AI-Ready Microsoft 365 Governance for SA Businesses
South African teams aren’t “going digital” anymore — they’re already there. Microsoft 365, Teams, SharePoint and Power Platform are where work happens, customer issues get resolved, and decisions get made. The problem is that collaboration scales faster than control. One new Teams channel becomes ten. One shared folder becomes a maze. And suddenly you’ve got sensitive customer data spread across chats, sites, and personal drives.
That sprawl becomes a business risk the moment you add AI into the mix.
In our “How AI Is Powering E-commerce and Digital Services in South Africa” series, we often talk about AI helping teams move faster: better customer support, faster content production, smarter operations. But AI also increases the cost of messy environments. If your permissions are sloppy or your data classification is inconsistent, AI can surface the wrong information to the wrong person — quickly.
This is where cloud governance stops being an IT “nice-to-have” and becomes operational infrastructure. And it’s why South African organisations are paying closer attention to governance-focused tools that complement Microsoft 365 at scale.

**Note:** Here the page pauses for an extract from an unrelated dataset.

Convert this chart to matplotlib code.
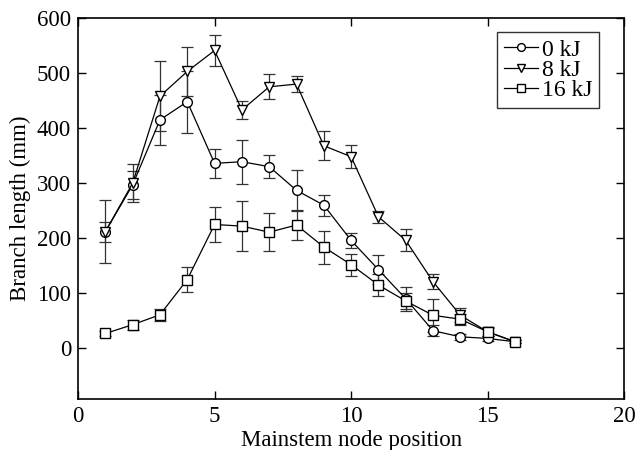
import numpy as np
import matplotlib
matplotlib.use('Agg')
import matplotlib.pyplot as plt

plt.rcParams['font.family'] = ['Liberation Serif', 'DejaVu Serif']
plt.rcParams['mathtext.fontset'] = 'stix'

node = [1, 2, 3, 4, 5, 6, 7, 8, 9, 10, 11, 12, 13, 14, 15, 16]

len_0kj = [212, 297, 415, 448, 336, 339, 330, 287, 260, 196, 143, 90, 32, 21, 18, 12]
err_0kj = [18, 25, 46, 56, 26, 40, 21, 37, 19, 14, 27, 22, 10, 5, 4, 3]

len_8kj = [212, 300, 458, 503, 541, 433, 475, 480, 368, 348, 239, 196, 121, 60, 30, 12]
err_8kj = [57, 35, 64, 45, 29, 16, 23, 14, 26, 21, 11, 20, 14, 13, 8, 3]

len_16kj = [27, 43, 61, 125, 225, 222, 211, 224, 184, 152, 115, 86, 60, 53, 30, 12]
err_16kj = [5, 9, 11, 22, 32, 45, 35, 28, 30, 20, 20, 15, 30, 10, 7, 3]

fig = plt.figure(figsize=(6.37, 4.5), dpi=100)
ax = fig.add_axes([0.1225, 0.1133, 0.8575, 0.8467])

style = dict(color='black', mfc='white', mec='black', ms=7, lw=0.9,
             elinewidth=0.9, ecolor='#333333', capsize=4, capthick=0.9)
e0 = ax.errorbar(node, len_0kj, yerr=err_0kj, marker='o', label='0 kJ', **style)
e8 = ax.errorbar(node, len_8kj, yerr=err_8kj, marker='v', label='8 kJ', **style)
e16 = ax.errorbar(node, len_16kj, yerr=err_16kj, marker='s', label='16 kJ', **style)

ax.set_xlim(0, 20)
ax.set_ylim(-92, 600)
ax.set_xticks([0, 5, 10, 15, 20])
ax.set_yticks([0, 100, 200, 300, 400, 500, 600])
ax.tick_params(direction='in', top=True, right=True, length=6, width=1,
               labelsize=16.5)
ax.tick_params(axis='x', pad=5)
ax.tick_params(axis='y', pad=5)
for s in ax.spines.values():
    s.set_linewidth(1.2)

ax.set_xlabel('Mainstem node position', fontsize=16.5, labelpad=2)
ax.set_ylabel('Branch length (mm)', fontsize=16.5, labelpad=4)

# legend without the error bar glyphs
leg = ax.legend([e0[0], e8[0], e16[0]], ['0 kJ', '8 kJ', '16 kJ'],
                loc='upper right', fontsize=17, frameon=True,
                fancybox=False, edgecolor='black', handlelength=1.45,
                handletextpad=0.15, labelspacing=-0.05, borderpad=0.3,
                borderaxespad=0, markerscale=0.8,
                bbox_to_anchor=(0.954, 0.963))
leg.get_frame().set_linewidth(1.0)

fig.savefig('out.png', dpi=100)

Cloud collaboration in SA is outpacing governance
Cloud collaboration adoption is rising because it works: it’s fast to roll out, employees already know the tools, and it supports hybrid work. But the governance model many organisations use still assumes a slower world — one where a central IT team creates sites, approves access, and manually reviews permissions.
That assumption doesn’t survive real-life behaviour:
- Teams create new workspaces in minutes, often without naming standards.
- Files get shared “temporarily” and never unshared.
- Contractors and external partners come and go, but access doesn’t always follow.
- Business users build Power Platform apps that quietly ingest customer data.
For e-commerce and digital service providers, the stakes are higher because the data is more sensitive and the pace is relentless: customer PII, order histories, support tickets, payment-related workflows, delivery addresses, identity documents, and internal pricing models.
Collaboration tools don’t create the risk. Unmanaged collaboration does.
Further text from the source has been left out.